> WHAT YOU HAVE TO DO: Retype the data that follows line by line, exactly, and leave its pictures out.

> DATA SEGMENT:
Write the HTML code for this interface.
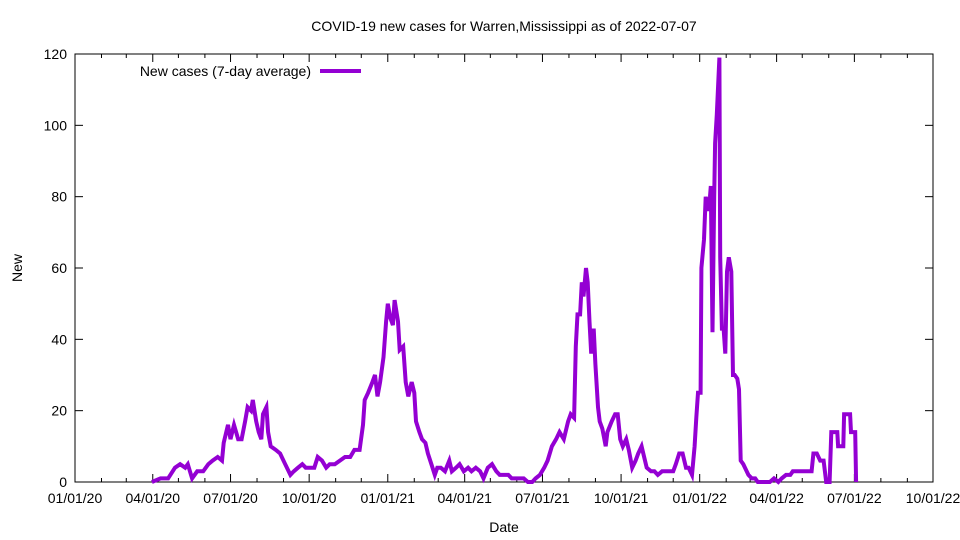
<!DOCTYPE html>
<html><head><meta charset="utf-8"><style>
html,body{margin:0;padding:0;background:#fff;}
svg{display:block;font-family:"Liberation Sans",sans-serif;}
</style></head><body>
<svg id="chart" width="960" height="540" viewBox="0 0 960 540" xmlns="http://www.w3.org/2000/svg">
<rect x="0" y="0" width="960" height="540" fill="#fff"/>
<text x="504" y="31" font-size="14" text-anchor="middle">COVID-19 new cases for Warren,Mississippi as of 2022-07-07</text>
<text x="22" y="268" font-size="14" text-anchor="middle" transform="rotate(-90 22 268)">New</text>
<text x="504" y="532" font-size="14" text-anchor="middle">Date</text>
<g id="grid"></g>
<rect x="75" y="54" width="858" height="428" fill="none" stroke="#000" stroke-width="1"/>
<g id="series"></g>
<g>
<text x="311" y="76" font-size="14" text-anchor="end">New cases (7-day average)</text>
<line x1="320" y1="71" x2="361" y2="71" stroke="#9400d3" stroke-width="4"/>
</g>
</svg>
<script>
// days since 2020-01-01
const days = [90,100,109,117,123,129,132,137,143,150,156,161,167,172,174,179,182,186,191,195,199,202,206,208,212,215,218,220,224,226,229,235,240,246,252,256,261,266,270,275,280,284,289,294,298,304,310,316,322,327,333,337,339,343,348,351,354,357,361,364,366,369,372,374,378,380,384,387,390,394,397,399,403,406,410,413,417,421,424,428,433,438,441,446,450,455,460,464,469,474,478,483,488,493,497,502,507,511,516,521,525,530,535,539,544,549,553,558,563,567,572,577,580,584,586,588,591,593,595,598,600,602,604,607,609,612,614,617,621,623,628,632,635,638,641,645,648,652,656,659,663,665,669,674,678,682,687,692,696,700,703,707,711,715,718,722,725,727,729,732,733,736,738,740,743,744,746,748,749,751,754,755,757,759,761,763,765,768,770,772,775,777,779,782,784,788,792,796,799,804,809,813,818,823,827,832,837,840,844,847,862,864,868,872,876,879,883,885,892,893,899,900,907,908,913,914];
const cases = [0,1,1,4,5,4,5,1,3,3,5,6,7,6,11,16,12,16,12,12,17,21,20,23,17,14,12,19,21,14,10,9,8,5,2,3,4,5,4,4,4,7,6,4,5,5,6,7,7,9,9,16,23,25,28,30,24,28,35,45,50,46,44,51,45,37,38,28,24,28,25,17,14,12,11,8,5,2,4,4,3,6,3,4,5,3,4,3,4,3,1,4,5,3,2,2,2,1,1,1,1,0,0,1,2,4,6,10,12,14,12,17,19,18,38,47,47,56,52,60,56,45,36,43,33,21,17,15,10,14,17,19,19,12,10,12,9,4,6,8,10,8,4,3,3,2,3,3,3,3,5,8,8,4,4,2,10,18,25,25,60,68,80,76,80,83,42,80,95,103,119,63,43,43,36,59,63,59,30,30,29,26,6,5,4,2,1,1,0,0,0,0,1,0,1,2,2,3,3,3,3,8,8,6,6,0,0,14,14,10,10,19,19,14,14,0];
const yTicks = [0,20,40,60,80,100,120];
const xTickLabels = ["01/01/20","04/01/20","07/01/20","10/01/20","01/01/21","04/01/21","07/01/21","10/01/21","01/01/22","04/01/22","07/01/22","10/01/22"];
const xTickDays = [0,91,182,274,366,456,547,639,731,821,912,1004];

const NS="http://www.w3.org/2000/svg";
const X0=75,X1=933,Y0=482,Y1=54,DMAX=1004,VMAX=120;
const xs=d=>X0+(X1-X0)*d/DMAX;
const ys=v=>Y0-(Y0-Y1)*v/VMAX;
const grid=document.getElementById('grid');
function mk(tag,attrs,parent){const e=document.createElementNS(NS,tag);for(const k in attrs)e.setAttribute(k,attrs[k]);parent.appendChild(e);return e;}

yTicks.forEach(v=>{
  const y=ys(v);
  const t1=mk('line',{x1:X0,y1:y,x2:X0+8,y2:y,stroke:'#000'},grid);
  
  
  const t2=mk('line',{x1:X1,y1:y,x2:X1-8,y2:y,stroke:'#000'},grid);
  
  
  const lb=mk('text',{x:X0-8,y:y+5,'font-size':14,'text-anchor':'end'},grid);
  lb.textContent=v;
  
  
});
// monthly minor ticks
for(let y=2020;y<=2022;y++){for(let m=0;m<12;m++){
  const d=(Date.UTC(y,m,1)-Date.UTC(2020,0,1))/86400000;
  if(d>DMAX)continue;
  const x=xs(d);const len=(m%3===0)?8:4;
  const a=mk('line',{x1:x,y1:Y0,x2:x,y2:Y0-len,stroke:'#000'},grid);
  
  
  const b=mk('line',{x1:x,y1:Y1,x2:x,y2:Y1+len,stroke:'#000'},grid);
  
  
}}
xTickLabels.forEach((s,i)=>{
  const lb=mk('text',{x:xs(xTickDays[i]),y:Y0+21,'font-size':14,'text-anchor':'middle'},grid);
  lb.textContent=s;
  
  
});
const pts=days.map((d,i)=>xs(d).toFixed(1)+','+ys(cases[i]).toFixed(1)).join(' ');
const pl=mk('polyline',{points:pts,fill:'none',stroke:'#9400d3','stroke-width':4,'stroke-linejoin':'miter'},document.getElementById('series'));


</script>
</body></html>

> FINISHED EXERCISE:
Write the HTML code for this interface.
<!DOCTYPE html>
<html><head><meta charset="utf-8"><style>
html,body{margin:0;padding:0;background:#fff;}
svg{display:block;font-family:"Liberation Sans",sans-serif;}
</style></head><body>
<svg id="chart" width="960" height="540" viewBox="0 0 960 540" xmlns="http://www.w3.org/2000/svg">
<rect x="0" y="0" width="960" height="540" fill="#fff"/>
<text x="504" y="31" font-size="14" text-anchor="middle">COVID-19 new cases for Warren,Mississippi as of 2022-07-07</text>
<text x="22" y="268" font-size="14" text-anchor="middle" transform="rotate(-90 22 268)">New</text>
<text x="504" y="532" font-size="14" text-anchor="middle">Date</text>
<g id="grid"></g>
<rect x="75" y="54" width="858" height="428" fill="none" stroke="#000" stroke-width="1"/>
<g id="series"></g>
<g>
<text x="311" y="76" font-size="14" text-anchor="end">New cases (7-day average)</text>
<line x1="320" y1="71" x2="361" y2="71" stroke="#9400d3" stroke-width="4"/>
</g>
</svg>
<script>
// days since 2020-01-01
const days = [90,100,109,117,123,129,132,137,143,150,156,161,167,172,174,179,182,186,191,195,199,202,206,208,212,215,218,220,224,226,229,235,240,246,252,256,261,266,270,275,280,284,289,294,298,304,310,316,322,327,333,337,339,343,348,351,354,357,361,364,366,369,372,374,378,380,384,387,390,394,397,399,403,406,410,413,417,421,424,428,433,438,441,446,450,455,460,464,469,474,478,483,488,493,497,502,507,511,516,521,525,530,535,539,544,549,553,558,563,567,572,577,580,584,586,588,591,593,595,598,600,602,604,607,609,612,614,617,621,623,628,632,635,638,641,645,648,652,656,659,663,665,669,674,678,682,687,692,696,700,703,707,711,715,718,722,725,727,729,732,733,736,738,740,743,744,746,748,749,751,754,755,757,759,761,763,765,768,770,772,775,777,779,782,784,788,792,796,799,804,809,813,818,823,827,832,837,840,844,847,862,864,868,872,876,879,883,885,892,893,899,900,907,908,913,914];
const cases = [0,1,1,4,5,4,5,1,3,3,5,6,7,6,11,16,12,16,12,12,17,21,20,23,17,14,12,19,21,14,10,9,8,5,2,3,4,5,4,4,4,7,6,4,5,5,6,7,7,9,9,16,23,25,28,30,24,28,35,45,50,46,44,51,45,37,38,28,24,28,25,17,14,12,11,8,5,2,4,4,3,6,3,4,5,3,4,3,4,3,1,4,5,3,2,2,2,1,1,1,1,0,0,1,2,4,6,10,12,14,12,17,19,18,38,47,47,56,52,60,56,45,36,43,33,21,17,15,10,14,17,19,19,12,10,12,9,4,6,8,10,8,4,3,3,2,3,3,3,3,5,8,8,4,4,2,10,18,25,25,60,68,80,76,80,83,42,80,95,103,119,63,43,43,36,59,63,59,30,30,29,26,6,5,4,2,1,1,0,0,0,0,1,0,1,2,2,3,3,3,3,8,8,6,6,0,0,14,14,10,10,19,19,14,14,0];
const yTicks = [0,20,40,60,80,100,120];
const xTickLabels = ["01/01/20","04/01/20","07/01/20","10/01/20","01/01/21","04/01/21","07/01/21","10/01/21","01/01/22","04/01/22","07/01/22","10/01/22"];
const xTickDays = [0,91,182,274,366,456,547,639,731,821,912,1004];

const NS="http://www.w3.org/2000/svg";
const X0=75,X1=933,Y0=482,Y1=54,DMAX=1004,VMAX=120;
const xs=d=>X0+(X1-X0)*d/DMAX;
const ys=v=>Y0-(Y0-Y1)*v/VMAX;
const grid=document.getElementById('grid');
function mk(tag,attrs,parent){const e=document.createElementNS(NS,tag);for(const k in attrs)e.setAttribute(k,attrs[k]);parent.appendChild(e);return e;}

yTicks.forEach(v=>{
  const y=ys(v);
  const t1=mk('line',{x1:X0,y1:y,x2:X0+8,y2:y,stroke:'#000'},grid);
  
  
  const t2=mk('line',{x1:X1,y1:y,x2:X1-8,y2:y,stroke:'#000'},grid);
  
  
  const lb=mk('text',{x:X0-8,y:y+5,'font-size':14,'text-anchor':'end'},grid);
  lb.textContent=v;
  
  
});
// monthly minor ticks
for(let y=2020;y<=2022;y++){for(let m=0;m<12;m++){
  const d=(Date.UTC(y,m,1)-Date.UTC(2020,0,1))/86400000;
  if(d>DMAX)continue;
  const x=xs(d);const len=(m%3===0)?8:4;
  const a=mk('line',{x1:x,y1:Y0,x2:x,y2:Y0-len,stroke:'#000'},grid);
  
  
  const b=mk('line',{x1:x,y1:Y1,x2:x,y2:Y1+len,stroke:'#000'},grid);
  
  
}}
xTickLabels.forEach((s,i)=>{
  const lb=mk('text',{x:xs(xTickDays[i]),y:Y0+21,'font-size':14,'text-anchor':'middle'},grid);
  lb.textContent=s;
  
  
});
const pts=days.map((d,i)=>xs(d).toFixed(1)+','+ys(cases[i]).toFixed(1)).join(' ');
const pl=mk('polyline',{points:pts,fill:'none',stroke:'#9400d3','stroke-width':4,'stroke-linejoin':'miter'},document.getElementById('series'));


</script>
</body></html>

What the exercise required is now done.